I consider the dessert nuggets a transition food because they don't really seem to fit into either a Southwest Burger theme or a Tex-Mex theme. While I choose to trace the origins of the churro back to Portugal, most would simply consider them a carnival food item that would seemingly be more at home in Casey Jr & Pete's Circus Tent-land (well shoot... they're just calling that Fantasyland now aren't they?).
Anyhow, the Churro Nuggets at Pecos Bills were good. Not great, not bad, just good… just tasty enough so that no one should complain about the $5 price tag (hey, it's less than most cupcakes at the Magic Kingdom).

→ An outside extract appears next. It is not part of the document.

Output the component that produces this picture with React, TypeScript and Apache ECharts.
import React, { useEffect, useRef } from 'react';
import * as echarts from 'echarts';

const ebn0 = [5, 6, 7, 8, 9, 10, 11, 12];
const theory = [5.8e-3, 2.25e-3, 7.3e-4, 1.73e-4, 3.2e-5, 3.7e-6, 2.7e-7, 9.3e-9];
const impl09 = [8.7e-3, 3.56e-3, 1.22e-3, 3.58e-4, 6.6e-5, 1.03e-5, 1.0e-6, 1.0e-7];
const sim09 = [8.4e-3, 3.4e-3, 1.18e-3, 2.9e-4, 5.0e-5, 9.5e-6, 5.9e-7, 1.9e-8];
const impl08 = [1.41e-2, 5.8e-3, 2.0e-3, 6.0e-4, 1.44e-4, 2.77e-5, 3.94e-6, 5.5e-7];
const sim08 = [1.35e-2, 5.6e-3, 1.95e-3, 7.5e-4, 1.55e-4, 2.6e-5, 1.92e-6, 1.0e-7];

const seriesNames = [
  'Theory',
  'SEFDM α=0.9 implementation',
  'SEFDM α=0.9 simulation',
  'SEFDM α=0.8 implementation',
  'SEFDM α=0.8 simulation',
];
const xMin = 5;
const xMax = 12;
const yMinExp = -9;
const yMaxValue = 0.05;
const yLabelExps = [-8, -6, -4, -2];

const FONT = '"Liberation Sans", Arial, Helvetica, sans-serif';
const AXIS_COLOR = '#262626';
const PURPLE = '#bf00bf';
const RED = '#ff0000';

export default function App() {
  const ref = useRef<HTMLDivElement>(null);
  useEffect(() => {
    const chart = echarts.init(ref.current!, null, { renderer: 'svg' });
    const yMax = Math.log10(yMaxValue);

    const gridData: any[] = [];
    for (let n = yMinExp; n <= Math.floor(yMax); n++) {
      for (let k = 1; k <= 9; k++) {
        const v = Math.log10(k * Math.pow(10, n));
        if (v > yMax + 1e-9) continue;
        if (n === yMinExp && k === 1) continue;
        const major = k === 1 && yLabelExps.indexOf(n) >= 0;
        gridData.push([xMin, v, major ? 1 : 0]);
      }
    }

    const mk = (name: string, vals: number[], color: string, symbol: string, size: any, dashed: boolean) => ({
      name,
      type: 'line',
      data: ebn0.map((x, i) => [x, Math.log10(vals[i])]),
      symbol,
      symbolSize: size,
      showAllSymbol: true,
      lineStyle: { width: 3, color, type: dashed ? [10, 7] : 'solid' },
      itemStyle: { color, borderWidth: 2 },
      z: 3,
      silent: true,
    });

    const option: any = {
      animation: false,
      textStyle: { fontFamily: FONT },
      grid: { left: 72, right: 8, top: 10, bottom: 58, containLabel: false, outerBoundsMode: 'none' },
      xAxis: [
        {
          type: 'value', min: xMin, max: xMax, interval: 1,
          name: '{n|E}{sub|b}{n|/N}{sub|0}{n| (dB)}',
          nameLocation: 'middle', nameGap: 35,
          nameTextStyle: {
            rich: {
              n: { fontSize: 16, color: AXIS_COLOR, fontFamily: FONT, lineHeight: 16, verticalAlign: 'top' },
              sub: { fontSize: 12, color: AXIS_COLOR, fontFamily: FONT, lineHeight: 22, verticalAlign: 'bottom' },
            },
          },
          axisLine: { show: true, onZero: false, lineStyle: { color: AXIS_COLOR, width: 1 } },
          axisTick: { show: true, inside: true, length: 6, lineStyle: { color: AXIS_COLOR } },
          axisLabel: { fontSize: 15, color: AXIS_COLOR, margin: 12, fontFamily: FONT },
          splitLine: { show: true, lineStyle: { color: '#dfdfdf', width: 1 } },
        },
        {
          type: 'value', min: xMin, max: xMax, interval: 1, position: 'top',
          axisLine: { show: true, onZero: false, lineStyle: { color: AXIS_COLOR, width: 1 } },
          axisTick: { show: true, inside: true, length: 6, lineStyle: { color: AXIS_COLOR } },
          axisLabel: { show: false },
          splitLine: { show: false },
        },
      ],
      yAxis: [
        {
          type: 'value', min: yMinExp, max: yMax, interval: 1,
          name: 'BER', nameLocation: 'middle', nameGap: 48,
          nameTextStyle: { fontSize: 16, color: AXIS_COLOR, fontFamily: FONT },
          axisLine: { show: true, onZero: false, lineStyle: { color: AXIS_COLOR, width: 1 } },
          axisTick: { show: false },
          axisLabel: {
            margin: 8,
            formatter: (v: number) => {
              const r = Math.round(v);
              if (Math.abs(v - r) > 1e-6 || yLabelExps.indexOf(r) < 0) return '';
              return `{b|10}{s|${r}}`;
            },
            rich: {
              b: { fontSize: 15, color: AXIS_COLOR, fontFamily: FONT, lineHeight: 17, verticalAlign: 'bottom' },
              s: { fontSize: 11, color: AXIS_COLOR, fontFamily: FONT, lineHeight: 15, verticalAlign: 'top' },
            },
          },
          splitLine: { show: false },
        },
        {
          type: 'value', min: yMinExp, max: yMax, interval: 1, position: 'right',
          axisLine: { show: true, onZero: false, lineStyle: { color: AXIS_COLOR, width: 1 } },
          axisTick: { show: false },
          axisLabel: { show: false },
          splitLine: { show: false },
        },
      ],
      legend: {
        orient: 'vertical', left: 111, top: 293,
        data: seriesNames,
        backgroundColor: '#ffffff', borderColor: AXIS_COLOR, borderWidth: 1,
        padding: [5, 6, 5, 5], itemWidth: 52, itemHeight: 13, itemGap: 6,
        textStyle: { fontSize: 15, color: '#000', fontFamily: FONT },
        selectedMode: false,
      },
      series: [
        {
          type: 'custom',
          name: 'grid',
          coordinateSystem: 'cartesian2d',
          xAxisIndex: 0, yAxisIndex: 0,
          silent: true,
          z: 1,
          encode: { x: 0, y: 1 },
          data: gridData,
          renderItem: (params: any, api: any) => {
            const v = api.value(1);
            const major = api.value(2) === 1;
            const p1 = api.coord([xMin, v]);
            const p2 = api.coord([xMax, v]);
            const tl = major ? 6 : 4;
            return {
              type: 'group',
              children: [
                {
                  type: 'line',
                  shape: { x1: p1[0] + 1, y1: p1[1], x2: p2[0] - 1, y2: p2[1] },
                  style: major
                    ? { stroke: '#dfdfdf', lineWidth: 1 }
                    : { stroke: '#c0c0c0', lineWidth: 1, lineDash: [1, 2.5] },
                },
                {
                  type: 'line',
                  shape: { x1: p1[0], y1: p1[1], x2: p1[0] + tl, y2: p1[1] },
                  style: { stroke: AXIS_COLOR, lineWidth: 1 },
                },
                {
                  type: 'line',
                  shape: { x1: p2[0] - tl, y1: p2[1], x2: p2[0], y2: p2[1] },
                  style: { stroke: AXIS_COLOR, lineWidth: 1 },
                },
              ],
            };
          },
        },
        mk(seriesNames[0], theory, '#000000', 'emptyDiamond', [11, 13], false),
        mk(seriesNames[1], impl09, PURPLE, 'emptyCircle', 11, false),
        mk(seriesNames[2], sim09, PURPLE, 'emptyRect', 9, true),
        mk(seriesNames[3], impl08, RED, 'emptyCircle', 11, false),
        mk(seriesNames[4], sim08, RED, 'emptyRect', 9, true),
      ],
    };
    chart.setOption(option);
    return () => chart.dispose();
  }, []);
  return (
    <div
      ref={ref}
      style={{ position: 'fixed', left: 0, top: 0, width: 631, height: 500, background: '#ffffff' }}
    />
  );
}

Judging from the tapered ends, this isn't a large churro that's been pulled or cut apart into mini bits. They're probably frozen that way and dumped into the fryer bulk-style. This is where the issues can arise though. Toss too many at a time into the fryer and the temperature of the oil lowers instantly, requiring more time to cook, and then in-turn… more oil in the churro. (Ideally, you'd fry these little guys in a pan, with a really small amount of oil, but that's not going to happen in a high-volume location.)
While mine were slightly crunchy on the outside and soft on the inside, they were a bit doughy and oil-heavy. That tells me they were cooked too long with a lower than needed heat, or they simply sat under a heat lamp for too long after the frying process. They did seem a bit salty (for Churro dough anyway) but most won't notice that under the cinnamon, sugar, and chocolate sauce.

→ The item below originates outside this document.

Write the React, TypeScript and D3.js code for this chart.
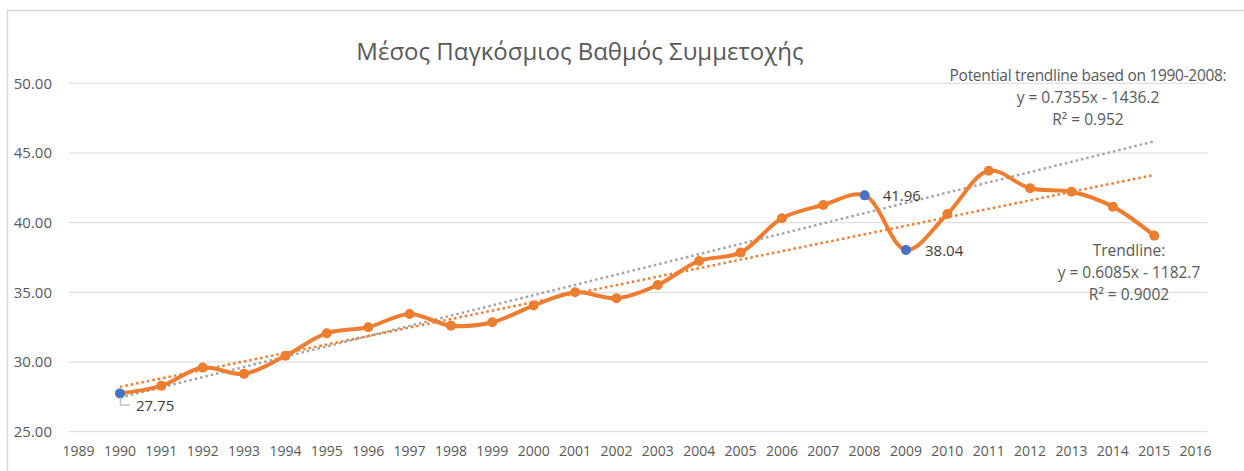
import React from "react";
import * as d3 from "d3";

const years = [1990, 1991, 1992, 1993, 1994, 1995, 1996, 1997, 1998, 1999, 2000, 2001, 2002, 2003, 2004, 2005, 2006, 2007, 2008, 2009, 2010, 2011, 2012, 2013, 2014, 2015];
const values = [27.75, 28.29, 29.6, 29.15, 30.45, 32.07, 32.5, 33.45, 32.61, 32.85, 34.05, 35.01, 34.58, 35.53, 37.25, 37.85, 40.32, 41.27, 41.96, 38.04, 40.62, 43.73, 42.47, 42.22, 41.15, 39.07];
const highlightYears = [1990, 2008, 2009];
const xTicks = [1989, 1990, 1991, 1992, 1993, 1994, 1995, 1996, 1997, 1998, 1999, 2000, 2001, 2002, 2003, 2004, 2005, 2006, 2007, 2008, 2009, 2010, 2011, 2012, 2013, 2014, 2015, 2016];
const yTicks = [25, 30, 35, 40, 45, 50];

const trendSlope = 0.6085;
const trendIntercept = -1182.7;
const potentialSlope = 0.7355;
const potentialIntercept = -1436.2;

const title = "Μέσος Παγκόσμιος Βαθμός Συμμετοχής";
const potentialLines = ["Potential trendline based on 1990-2008:", "y = 0.7355x - 1436.2", "R² = 0.952"];
const trendLines = ["Trendline:", "y = 0.6085x - 1182.7", "R² = 0.9002"];

const W = 1244;
const H = 471;
const FONT = "'Open Sans', 'Noto Sans', sans-serif";

export default function App() {
  const x = d3.scaleLinear().domain([1989, 2016]).range([78.6, 1195.6]);
  const y = d3.scaleLinear().domain([25, 50]).range([431.7, 83.3]);
  const pts: [number, number][] = years.map((yr, i) => [x(yr), y(values[i])]);
  const line = d3.line().curve(d3.curveCatmullRom.alpha(0.5))(pts) || "";
  const x0 = years[0];
  const x1 = years[years.length - 1];
  const trend = (s: number, b: number) =>
    d3.line()([
      [x(x0), y(s * x0 + b)],
      [x(x1), y(s * x1 + b)],
    ]) || "";
  const gridX0 = x(1989) - 10;
  const gridX1 = x(2016) + 12;
  const valOf = (yr: number) => values[years.indexOf(yr)];

  return (
    <svg width={W} height={H} style={{ position: "absolute", left: 0, top: 0, background: "#fff" }} fontFamily={FONT}>
      <rect x={7.5} y={10.5} width={1300} height={600} fill="#fff" stroke="#d9d9d9" strokeWidth={1.5} />
      {yTicks.map((t) => (
        <g key={t}>
          <line x1={gridX0} x2={gridX1} y1={y(t)} y2={y(t)} stroke="#d9d9d9" strokeWidth={1} />
          <text x={52} y={y(t)} dy="0.35em" textAnchor="end" fontSize={15} fill="#595959">
            {t.toFixed(2)}
          </text>
        </g>
      ))}
      {xTicks.map((t) => (
        <text key={t} x={x(t)} y={451} dy="0.35em" textAnchor="middle" fontSize={14} fill="#595959">
          {t}
        </text>
      ))}
      <text x={580} y={52} dy="0.35em" textAnchor="middle" fontSize={24} fill="#595959">
        {title}
      </text>
      <path d={trend(potentialSlope, potentialIntercept)} fill="none" stroke="#a5a5a5" strokeWidth={2.5} strokeDasharray="2.5 3" />
      <path d={trend(trendSlope, trendIntercept)} fill="none" stroke="#ed7d31" strokeWidth={2.5} strokeDasharray="2.5 3" />
      <path d={line} fill="none" stroke="#ed7d31" strokeWidth={4} strokeLinecap="round" strokeLinejoin="round" />
      {years.map((yr, i) => (
        <circle
          key={yr}
          cx={x(yr)}
          cy={y(values[i])}
          r={5}
          fill={highlightYears.includes(yr) ? "#4472c4" : "#ed7d31"}
        />
      ))}
      <path
        d={`M${x(1990) + 0.5},${y(valOf(1990)) + 4}V${y(valOf(1990)) + 11.5}H${x(1990) + 10}`}
        fill="none"
        stroke="#bfbfbf"
        strokeWidth={1.5}
      />
      <text x={x(1990) + 16} y={y(valOf(1990)) + 12} dy="0.35em" fontSize={15} fill="#404040">
        {valOf(1990).toFixed(2)}
      </text>
      <text x={x(2008) + 18} y={y(valOf(2008))} dy="0.35em" fontSize={15} fill="#404040">
        {valOf(2008).toFixed(2)}
      </text>
      <text x={x(2009) + 19} y={y(valOf(2009)) + 1} dy="0.35em" fontSize={15} fill="#404040">
        {valOf(2009).toFixed(2)}
      </text>
      {potentialLines.map((s, i) => (
        <text key={s} x={1088} y={76 + i * 22} dy="0.35em" textAnchor="middle" fontSize={15.5} fill="#595959" letterSpacing={i === 0 ? -0.3 : 0}>
          {s}
        </text>
      ))}
      {trendLines.map((s, i) => (
        <text key={s} x={1129} y={251 + i * 22} dy="0.35em" textAnchor="middle" fontSize={15.5} fill="#595959">
          {s}
        </text>
      ))}
    </svg>
  );
}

The "milk" chocolate sauce (a gluten free product from Sanders)… was good. Just for my personal tastes, I would have went with a dark chocolate sauce, (because the churros themselves have sugar and cinnamon on them), or something completely different, like a punchy raspberry.
All in all… a good warm dessert/snack that works just fine in context. Will they become a legendary must-get snack like the Dole Whips? Probably not.
I'll be back Pecos Bills… in the name of research. Actually, some of the food items that I spied on the plastic trays of walkers-by as I enjoyed the Churro Nuggets looked pretty interesting, and worthy of a closer examination.